In 1925, he was hired as the drama editor of the Los Angeles Evening Herald (an afternoon newspaper that was a precursor to the Herald-Examiner and the merged Herald-Express that continued to employ him until he retired). The following year, he created his gossip column. He eventually had a feature called "Today's Puzzle" that gave clues to a star, never mentioning them by name. He tried not to hurt any of the stars he covered, which made him popular with the denizens of Hollywood.

He covered the film industry for 43 years, writing his last column in 1969, after which he retired. His column was syndicated by the Central Press Association to 48 newspapers. He had feuds with the leading gossip columnists of the day, including Hedda Hopper, Louella Parsons and his fellow Herald columnist Jimmy Starr; all of them appeared as themselves in the 1947 crime movie The Corpse Came C.O.D..

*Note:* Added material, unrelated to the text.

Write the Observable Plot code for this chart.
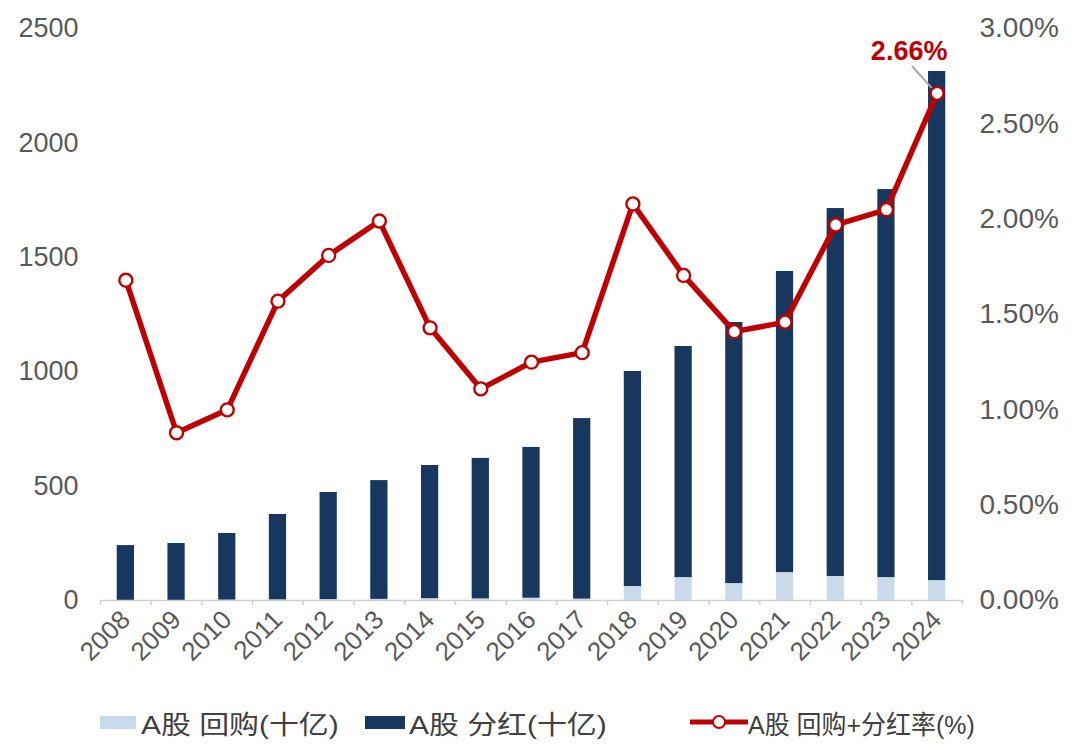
<!DOCTYPE html>
<html><head><meta charset="utf-8">
<script src="https://cdn.jsdelivr.net/npm/d3@7"></script>
<script src="https://cdn.jsdelivr.net/npm/@observablehq/plot@0.6"></script>
<style>
body{margin:0;background:#fff;font-family:"Liberation Sans","Noto Sans CJK SC",sans-serif;}
#legend{position:relative;height:64px;font-size:26px;color:#404040;font-family:"Liberation Sans","Noto Sans CJK SC",sans-serif;}
.item{position:absolute;top:0;height:64px;display:flex;align-items:center;white-space:nowrap;}
.txt{display:inline-block;transform-origin:left center;}
</style></head>
<body><div id="chart"></div>
<div id="legend">
 <div class="item" style="left:100px;"><span style="display:inline-block;width:36px;height:13px;background:#c9daea;margin-right:5px"></span><span class="txt" style="transform:scaleX(1.15)">A股 回购(十亿)</span></div>
 <div class="item" style="left:365px;"><span style="display:inline-block;width:40px;height:13px;background:#17375e;margin-right:4px"></span><span class="txt" style="transform:scaleX(1.15)">A股 分红(十亿)</span></div>
 <div class="item" style="left:690px;"><svg width="58" height="18"><line x1="0" y1="9" x2="58" y2="9" stroke="#c00000" stroke-width="5"/><circle cx="29" cy="9" r="6" fill="#fff" stroke="#c00000" stroke-width="2"/></svg><span class="txt" style="transform:scaleX(0.96)">A股 回购+分红率(%)</span></div>
</div>
<script>
const years = ["2008","2009","2010","2011","2012","2013","2014","2015","2016","2017","2018","2019","2020","2021","2022","2023","2024"];
const buyback = [1,1,2,3,4,5,8,7,10,6,61,100,74,122,105,100,87];
const dividend = [239,248,291,373,468,519,582,614,659,789,940,1010,1141,1316,1608,1696,2225];
const ratio = [1.68,0.88,1.00,1.57,1.81,1.99,1.43,1.11,1.25,1.30,2.08,1.705,1.41,1.46,1.97,2.05,2.66];
const leftTicks = [0,500,1000,1500,2000,2500];
const rightTicks = [0,0.5,1,1.5,2,2.5,3];

const yMax = 2500, pMax = 3;
const toY = p => p / pMax * yMax;

const bars = [];
years.forEach((y,i)=>{
  bars.push({year:y, series:"A股 回购(十亿)", value:buyback[i]});
  bars.push({year:y, series:"A股 分红(十亿)", value:dividend[i]});
});
const line = years.map((y,i)=>({year:y, pct:ratio[i]}));
const last = line[line.length-1];

const W = 1080, mL = 100, mR = 118;
const bw = (W - mL - mR) / years.length;

const leader = {draw(context, l){ context.moveTo(0,0); context.lineTo(0,-l); }};

const chart = Plot.plot({
  width: W, height: 690,
  marginLeft: mL, marginRight: mR, marginTop: 28, marginBottom: 90,
  style:{fontFamily:'"Liberation Sans","Noto Sans CJK SC",sans-serif', fontSize:"26px", color:"#595959", overflow:"visible"},
  x:{domain:years, paddingInner:0.66, paddingOuter:0.33, round:false, label:null},
  y:{domain:[0,yMax], label:null},
  color:{domain:["A股 回购(十亿)","A股 分红(十亿)"], range:["#c9daea","#17375e"]},
  marks:[
    Plot.ruleY([0],{stroke:"#d0d0d0", strokeWidth:1.5}),
    Plot.ruleX(years,{x:d=>d, y1:0, y2:-22, dx:-bw/2, stroke:"#d0d0d0", strokeWidth:1.5}),
    Plot.ruleX([years[years.length-1]],{x:d=>d, y1:0, y2:-22, dx:bw/2, stroke:"#d0d0d0", strokeWidth:1.5}),
    Plot.barY(bars,{x:"year", y:"value", fill:"series", order:null}),
    Plot.axisY(leftTicks,{anchor:"left", tickSize:0, tickPadding:22, fontSize:27, fill:"#595959", tickFormat:d=>String(d), label:null}),
    Plot.axisY(rightTicks.map(toY),{anchor:"right", tickSize:0, tickPadding:17, fontSize:28, fill:"#595959", tickFormat:d=>(d/yMax*pMax).toFixed(2)+"%", label:null}),
    Plot.axisX({tickSize:0, tickRotate:-45, tickPadding:15, fontSize:26, fill:"#595959", label:null}),
    Plot.line(line,{x:"year", y:d=>toY(d.pct), stroke:"#c00000", strokeWidth:5.5}),
    Plot.vector([last],{x:"year", y:d=>toY(d.pct), length:28, rotate:-42, anchor:"start", shape:leader, dx:-6, dy:-6, stroke:"#aaaaaa", strokeWidth:2}),
    Plot.dot(line,{x:"year", y:d=>toY(d.pct), r:6.5, fill:"#fff", stroke:"#c00000", strokeWidth:2.4}),
    Plot.text([last],{x:"year", y:d=>toY(d.pct), text:d=>d.pct.toFixed(2)+"%", dx:-28, dy:-42, fill:"#c00000", fontWeight:"bold", fontSize:27})
  ]
});
document.getElementById("chart").appendChild(chart);
</script>
</body></html>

Beginning in 1967 until he retired, Carroll's main place of business was the private, members-only Beverly Hills discotheque-cum-restaurant Daisy, a hang-out for the younger, hipper stars like Paul Newman when he was in L.A. He created the Harrison Carroll Cinema Reporting Prize in 1971, the year before he died. John Wayne was the chairman of the foundation that awarded the prize. In addition to Wayne, Carroll was close to Clara Bow and Clark Gable. Reportedly, 1,000 subscribers cancelled their subscriptions to the Herald after he retired.

He was married twice, to Corrinne Carroll, by whom he had a son and whom he divorced, and to Maria Carroll, whom he lived with for 47 years.

Army Archerd, who would establish himself as a famous entertainment industry gossip columnist, worked as a "leg man" for Carroll.